As I transmit this report, Santiago city centre is filled with crowds of people who have come in from all districts to celebrate their triumph. However, a big popular demonstration forecast to take place today has been called off at Allende’s request because of the grave condition of General Schneider.12

Thirty years later, I question Kapuściński about the events described in these and other dispatches from Latin America, about how he sees the continent three decades afterwards and about his first observations. He replies that his Latin American experience is bracketed by two symbolic events: the death of Guevara in 1967 and the peaceful march of Subcomandante Marcos into Mexico City in 2001:

Thirty years ago – the slaughter of people who wanted to change the world for the better, who fought in the name of justice; now – the entrance into the Mexican capital of their heirs, who can fight by peaceful means and voice their demands in the city’s main square, next to the presidential palace . . .

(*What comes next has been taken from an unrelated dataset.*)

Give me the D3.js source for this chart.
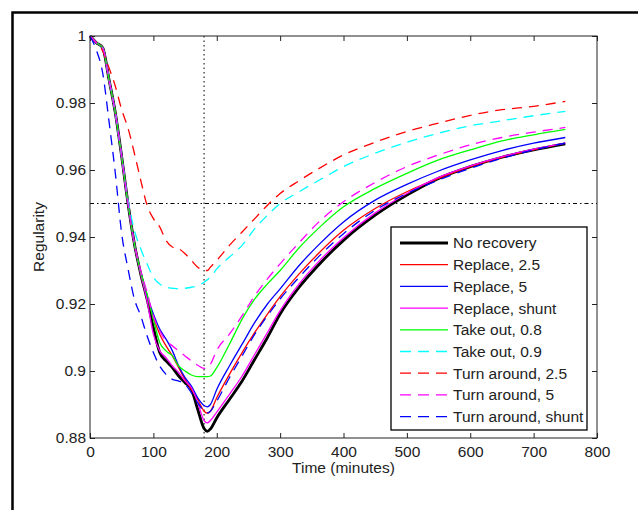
<!DOCTYPE html>
<html>
<head>
<meta charset="utf-8">
<script src="https://cdn.jsdelivr.net/npm/d3@7"></script>
<style>
  html, body { margin: 0; padding: 0; background: #fff; }
  svg { display: block; }
  text { font-family: "Liberation Sans", Arial, Helvetica, sans-serif; }
</style>
</head>
<body>
<svg id="chart" width="638" height="510"></svg>
<script>
// ---------- data ----------
const time = [0,10,20,30,40,50,60,70,80,90,100,110,120,130,140,150,160,170,180,185,190,200,220,240,260,280,300,330,360,400,450,500,550,600,650,700,750];

const noRecovery    = [1.000,0.998,0.9965,0.987,0.977,0.964,0.950,0.938,0.929, 0.9215,0.913,0.9055,0.903,0.901,0.8985,0.8965,0.8945,0.8885,0.8828,0.882,0.8827,0.886, 0.8915,0.897,0.9035,0.910,0.917,0.925,0.9315,0.939,0.9465,0.9525,0.9575,0.961,0.9638,0.966,0.9678];
const replace25     = [1.000,0.998,0.9965,0.987,0.977,0.964,0.950,0.938,0.9295, 0.9225,0.916,0.911,0.9075,0.9045,0.901,0.8975,0.8945,0.8915,0.888,0.8874,0.888,0.892, 0.899,0.9055,0.9115,0.917,0.9222,0.929,0.935,0.942,0.9485,0.9535,0.9575,0.961,0.9638,0.966,0.968];
const replace5      = [1.000,0.998,0.9965,0.987,0.977,0.964,0.950,0.938,0.9295, 0.9225,0.917,0.9125,0.9095,0.906,0.9015,0.898,0.8955,0.892,0.8897,0.8893,0.890,0.8945, 0.9015,0.908,0.9145,0.920,0.9245,0.9315,0.9375,0.9445,0.951,0.9557,0.9597,0.963,0.9658,0.968,0.9697];
const replaceShunt  = [1.000,0.998,0.9965,0.987,0.977,0.964,0.950,0.938,0.929, 0.921,0.911,0.906,0.904,0.9015,0.8995,0.897,0.895,0.8905,0.8852,0.8845,0.8852,0.8877, 0.893,0.8985,0.905,0.9115,0.918,0.926,0.9325,0.9398,0.9472,0.953,0.9578,0.9612,0.964,0.9662,0.968];
const takeOut08     = [1.000,0.998,0.9965,0.987,0.977,0.964,0.950,0.938,0.9295, 0.923,0.9155,0.9085,0.906,0.9045,0.9015,0.900,0.8988,0.8983,0.8983,0.8983,0.8985,0.901, 0.908,0.9155,0.9215,0.926,0.930,0.9368,0.9425,0.949,0.9545,0.959,0.963,0.966,0.9687,0.9705,0.9721];
const takeOut09     = [1.000,0.998,0.9965,0.987,0.977,0.964,0.951,0.942,0.9365, 0.932,0.928,0.926,0.925,0.9247,0.9245,0.9247,0.925,0.9255,0.9265,0.9272,0.928,0.9305, 0.934,0.9375,0.9425,0.9465,0.950,0.9535,0.9568,0.961,0.965,0.9683,0.971,0.9732,0.9747,0.9762,0.9775];
const turnAround25  = [1.000,0.998,0.9955,0.9905,0.985,0.978,0.9725,0.965,0.957, 0.9495,0.9455,0.943,0.939,0.937,0.9365,0.935,0.933,0.931,0.930,0.930,0.931,0.933, 0.9375,0.9415,0.9455,0.9495,0.953,0.9568,0.9603,0.9645,0.9683,0.9715,0.974,0.9763,0.978,0.979,0.9805];
const turnAround5   = [1.000,0.998,0.9965,0.987,0.977,0.964,0.950,0.938,0.930, 0.9235,0.9165,0.912,0.909,0.9075,0.906,0.9045,0.903,0.9017,0.9008,0.901,0.902,0.9062, 0.911,0.9165,0.9225,0.9275,0.932,0.9383,0.9443,0.9505,0.9563,0.961,0.9645,0.9675,0.9697,0.9713,0.9727];
const turnAroundSh  = [1.000,0.9958,0.989,0.9745,0.959,0.941,0.9305,0.9215,0.9165, 0.9105,0.9055,0.9015,0.899,0.8975,0.897,0.896,0.8935,0.8905,0.888,0.8875,0.888,0.891, 0.898,0.9045,0.911,0.9165,0.9215,0.928,0.934,0.941,0.948,0.953,0.957,0.9605,0.9635,0.966,0.968];

const seriesNames  = ["No recovery","Replace, 2.5","Replace, 5","Replace, shunt","Take out, 0.8","Take out, 0.9","Turn around, 2.5","Turn around, 5","Turn around, shunt"];
const seriesValues = [noRecovery, replace25, replace5, replaceShunt, takeOut08, takeOut09, turnAround25, turnAround5, turnAroundSh];
const seriesColors = ["#000000","#ff0000","#0000ff","#ff00ff","#00ff00","#00ffff","#ff0000","#ff00ff","#0000ff"];
const seriesDashed = [false,false,false,false,false,true,true,true,true];

const xTicks = [0,100,200,300,400,500,600,700,800];
const yTicks = [0.88,0.9,0.92,0.94,0.96,0.98,1];
const refTime = 180;
const refRegularity = 0.95;

// ---------- layout ----------
const svg = d3.select("#chart");
const L = 90, R = 597, T = 36, B = 438;
const x = d3.scaleLinear().domain([0, 800]).range([L, R]);
const y = d3.scaleLinear().domain([0.88, 1]).range([B, T]);
const FONT = 15.5, TXT = "#222";

// outer frame
svg.append("rect").attr("x", 12.5).attr("y", 12.5).attr("width", 700).attr("height", 600)
  .attr("fill", "none").attr("stroke", "#000").attr("stroke-width", 2.5);

// axes (ticks inside, box on)
const tk = 5;
const gx = svg.append("g").attr("transform", `translate(0,${B})`)
  .call(d3.axisBottom(x).tickValues(xTicks).tickSize(-tk).tickPadding(8).tickFormat(d3.format("d")));
const gxt = svg.append("g").attr("transform", `translate(0,${T})`)
  .call(d3.axisTop(x).tickValues(xTicks).tickSize(-tk).tickFormat(""));
const gy = svg.append("g").attr("transform", `translate(${L},0)`)
  .call(d3.axisLeft(y).tickValues(yTicks).tickSize(-tk).tickPadding(4).tickFormat(d => String(+d.toFixed(2))));
const gyr = svg.append("g").attr("transform", `translate(${R},0)`)
  .call(d3.axisRight(y).tickValues(yTicks).tickSize(-tk).tickFormat(""));
[gx, gxt, gy, gyr].forEach(g => {
  g.select(".domain").remove();
  g.selectAll(".tick line").attr("stroke", "#222").attr("stroke-width", 1);
  g.selectAll(".tick text").attr("font-size", FONT).attr("fill", TXT)
    .style("font-family", '"Liberation Sans", Arial, sans-serif');
});

// reference lines
svg.append("line").attr("x1", x(refTime)).attr("x2", x(refTime)).attr("y1", T).attr("y2", B)
  .attr("stroke", "#000").attr("stroke-width", 1).attr("stroke-dasharray", "1.5,3");
svg.append("line").attr("x1", L).attr("x2", R).attr("y1", y(refRegularity)).attr("y2", y(refRegularity))
  .attr("stroke", "#000").attr("stroke-width", 1).attr("stroke-dasharray", "4,3,1.5,3");

// series
const line = d3.line().x((d, i) => x(time[i])).y(d => y(d)).curve(d3.curveMonotoneX);
seriesValues.forEach((vals, k) => {
  svg.append("path").datum(vals).attr("d", line)
    .attr("fill", "none").attr("stroke", seriesColors[k])
    .attr("stroke-width", k === 0 ? 2.8 : 1.3)
    .attr("stroke-dasharray", seriesDashed[k] ? "10,7" : null);
});

// plot box
svg.append("rect").attr("x", L).attr("y", T).attr("width", R - L).attr("height", B - T)
  .attr("fill", "none").attr("stroke", "#222").attr("stroke-width", 1);

// axis labels
svg.append("text").attr("x", (L + R) / 2).attr("y", 473).attr("text-anchor", "middle")
  .attr("font-size", FONT).attr("fill", TXT).text("Time (minutes)");
svg.append("text").attr("transform", `translate(44,${(T + B) / 2}) rotate(-90)`).attr("text-anchor", "middle")
  .attr("font-size", FONT).attr("fill", TXT).text("Regularity");

// legend
const lg = svg.append("g");
lg.append("rect").attr("x", 391).attr("y", 227).attr("width", 196).attr("height", 203)
  .attr("fill", "#fff").attr("stroke", "#000").attr("stroke-width", 1.3);
seriesNames.forEach((name, k) => {
  const yy = 243 + k * 21.7;
  lg.append("line").attr("x1", 400).attr("x2", 448).attr("y1", yy).attr("y2", yy)
    .attr("stroke", seriesColors[k]).attr("stroke-width", k === 0 ? 2.8 : 1.3)
    .attr("stroke-dasharray", seriesDashed[k] ? "11,7" : null);
  lg.append("text").attr("x", 453).attr("y", yy).attr("dy", "0.35em")
    .attr("font-size", FONT).attr("fill", TXT).text(name);
});
</script>
</body>
</html>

The death of Guevara, and then the entire protest movement of 1968, closed an era of incredibly violent and bloody confrontation between the forces of the opposition, which took the form of armed conflict, guerrilla movements with the participation of the peasantry, and the ruling élites, to a large extent dominated by the military. Because the 1960s in Latin America were a time of military dictatorships. In those days, some with hope, others with fear, people were expecting that two, three or four Cuban revolutions would recur, that there would be a domino effect and the whole region would become Castroist.13

The hope that this would happen was, at the time, also Kapuściński’s hope.